By contrast, the nation's second biggest van seller, Volkswagen, is running at 19% so far this year, thanks mainly to the commercial version of the ID Buzz. Vauxhall in third has an EV share of 17%.
Overall electric van sales to the end of May hit 6877, putting EVs at 7.6% of the 133,798 total in the sub-3.5-tonne category, according to the Society of Motor Manufacturers and Traders (SMMT).
Van makers continue to struggle to persuade buyers to make the shift to cleaner transport, being thwarted by higher prices, range anxiety and a lack of penalties for buyers choosing diesel again.
There are some benefits for buyers, though. The government announced in February that it would extend its Plug-in Van Grant (PiVG) for another year, worth £2500 off the cost of smaller vans and £5000 of larger models up to 4.25 tonnes.
The cost of an electric van is also 100% claimable from a company’s taxable profits.
The SMMT is pushing the government to do more to persuade business users to switch, including investing in a more van-suitable charging infrastructure and giving preferential treatment for depot grid connections.
However, in April the government made a raft of changes to the ZEV mandate that would take some of the pressure off van makers, in effect reducing the 16% target this year.
The top-line figures essentially stay the same and the 2035 date remains for 100% zero-emission sales.

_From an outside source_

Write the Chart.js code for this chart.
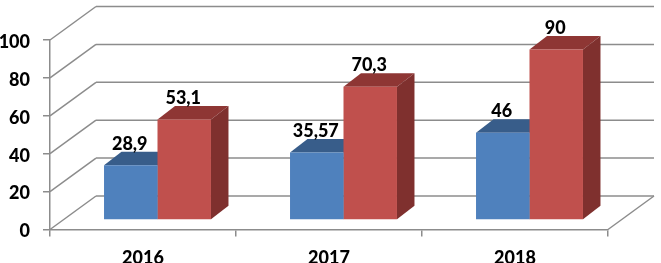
<!DOCTYPE html>
<html>
<head>
<meta charset="utf-8">
<style>
	html, body { margin: 0; padding: 0; background: #fff; overflow: hidden; }
	canvas { display: block; }
</style>
<script src="https://cdn.jsdelivr.net/npm/chart.js@4/dist/chart.umd.min.js"></script>
</head>
<body>
<canvas id="chart" width="661" height="263"></canvas>
<script>
const categories = ["2016", "2017", "2018"];
const blueValues = [28.9, 35.57, 46];
const redValues = [53.1, 70.3, 90];
const yTicks = [0, 20, 40, 60, 80, 100];

const gridColor = "#8c8c8c";
const labelFont = "900 18px Lato, Carlito, sans-serif";
const tickFont = { family: "Lato", size: 18, weight: "900" };

// wall depth of the fake 3d box, and where the bars stand inside it
const wallX = 46, wallY = -33.5;
const barX = 14.5, barY = -9.5;
const depthX = 17.5, depthY = -13.5;

const faces = [
	{ top: "#385d8a", side: "#2f4f76" },
	{ top: "#8e3634", side: "#7f302e" },
];

function line(ctx, x1, y1, x2, y2) {
	ctx.beginPath();
	ctx.moveTo(x1, y1);
	ctx.lineTo(x2, y2);
	ctx.stroke();
}

function poly(ctx, points, color) {
	ctx.fillStyle = color;
	ctx.beginPath();
	points.forEach(p => ctx.lineTo(p[0], p[1]));
	ctx.closePath();
	ctx.fill();
}

const box3d = {
	id: "box3d",
	beforeDatasetsDraw(chart) {
		const { ctx, chartArea, scales } = chart;
		ctx.save();
		ctx.strokeStyle = gridColor;
		ctx.lineWidth = 1.5;
		yTicks.forEach(tick => {
			const y = scales.y.getPixelForValue(tick);
			line(ctx, chartArea.left, y, chartArea.left + wallX, y + wallY);
			line(ctx, chartArea.left + wallX, y + wallY, chartArea.right + wallX, y + wallY);
		});
		line(ctx, chartArea.right, chartArea.bottom, chartArea.right + wallX, chartArea.bottom + wallY);

		// bars are shifted back from the front edge, library draws the front faces after this
		ctx.translate(barX, barY);
		chart.data.datasets.forEach((set, i) => {
			chart.getDatasetMeta(i).data.forEach(bar => {
				const left = bar.x - bar.width / 2;
				const right = bar.x + bar.width / 2;
				poly(ctx, [[left, bar.y], [right, bar.y], [right + depthX, bar.y + depthY], [left + depthX, bar.y + depthY]], faces[i].top);
				poly(ctx, [[right, bar.y], [right + depthX, bar.y + depthY], [right + depthX, bar.base + depthY], [right, bar.base]], faces[i].side);
			});
		});
		ctx.restore();
		ctx.save();
		ctx.translate(barX, barY);
	},
	afterDatasetsDraw(chart) {
		const ctx = chart.ctx;
		ctx.restore();
		ctx.save();
		ctx.font = labelFont;
		ctx.fillStyle = "#000";
		ctx.textAlign = "center";
		ctx.textBaseline = "alphabetic";
		chart.data.datasets.forEach((set, i) => {
			chart.getDatasetMeta(i).data.forEach((bar, j) => {
				const text = String(set.data[j]).replace(".", ",");
				ctx.fillText(text, bar.x + barX - 1, bar.y + barY + depthY - 2);
			});
		});
		ctx.restore();
	},
};

new Chart(document.getElementById("chart"), {
	type: "bar",
	data: {
		labels: categories,
		datasets: [
			{ data: blueValues, backgroundColor: "#4f81bd" },
			{ data: redValues, backgroundColor: "#c0504d" },
		],
	},
	options: {
		responsive: false,
		animation: false,
		categoryPercentage: 0.575,
		barPercentage: 1,
		layout: { padding: { top: 40, right: 53, left: 0, bottom: 0 } },
		plugins: { legend: { display: false }, tooltip: { enabled: false } },
		scales: {
			x: {
				afterFit: scale => { scale.height = 33.5; },
				grid: { drawOnChartArea: false, color: gridColor, tickLength: 7, lineWidth: 1.5 },
				border: { color: gridColor, width: 1.5 },
				ticks: { color: "#000", font: tickFont, padding: 11, maxRotation: 0 },
			},
			y: {
				min: 0,
				max: 100,
				afterFit: scale => { scale.width = 50; },
				afterBuildTicks: scale => { scale.ticks = yTicks.map(value => ({ value })); },
				grid: { drawOnChartArea: false, color: gridColor, tickLength: 7, lineWidth: 1.5 },
				border: { color: gridColor, width: 1.5 },
				ticks: { color: "#000", font: tickFont, padding: 13, labelOffset: 2 },
			},
		},
	},
	plugins: [box3d],
});
</script>
</body>
</html>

But this year, for example, van makers can halve their EV target by promising to overdeliver in future years up to 2030. That promise was extended to include sales in 2027 through 2030, with the target dropping to 10% by 2029.
Van makers also don’t have to show any improvement in CO2 emissions within their ICE fleet between 2030 and 2035. Unlike with cars, they don’t have to hybridise during that period.
Perhaps the most useful change, depending on the brand, is the ability to use excess electric car sales to count within their electric van target, with one electric car counting as 0.4 electric vans.
The deal works the other way too, with one electric van counting as two electric cars.
Other credits, including potentially for vans with vehicle-to-grid capability (meaning they can feed energy back to the grid during peak periods), are in discussion, according to the government.
The changes, which include greater flexibilities for those selling cars, “provide short-term flexibility to ensure that jobs and investment remain in the UK as we pivot towards electric vehicles,” said transport secretary Heidi Alexander in April.
The danger of relaxing the rules is that the already sluggish electrification of vans will slow further, worrying those companies that have banked on legislation driving up the electric share of the market.
“The latest SMMT figures expose a widening disconnect in the UK’s transition to electric vehicles,” said Matt Hawkins, UK head of Flexis, a commercial EV company formed by Renault, Volvo and logistics firm CMA CGM. “While sales are growing, the pace is far too slow.”
Flexis, along with Geely-owned Farizon and Kia, are launching electric vans targeting the key 2.5 tonne-3.5-tonne segment currently ruled by the Ford Transit Custom.
Ford and Stellantis are currently hedging their bets by adapting ICE vehicle platforms to take battery-electric powertrains.
That saves on development and production costs but makes for an uneasy comparison on the website configurator, where the EV is clearly more expensive with none of the space or tech benefits that a new EV-specific platform.
For example, the diesel Transit Custom starts at £33,350 (excluding VAT) while the cheapest E-Transit Custom is more than £10,000 pricier – something the £2500 PiVG only partly addresses.
Stellantis’s fuel-cell electric vans are even more expensive: the newly launched Vauxhall Movano 4250 Hydrogen costs from £67,221 (excluding VAT) compared with £51,780 for the equivalent BEV and £35,420 for the equivalent diesel.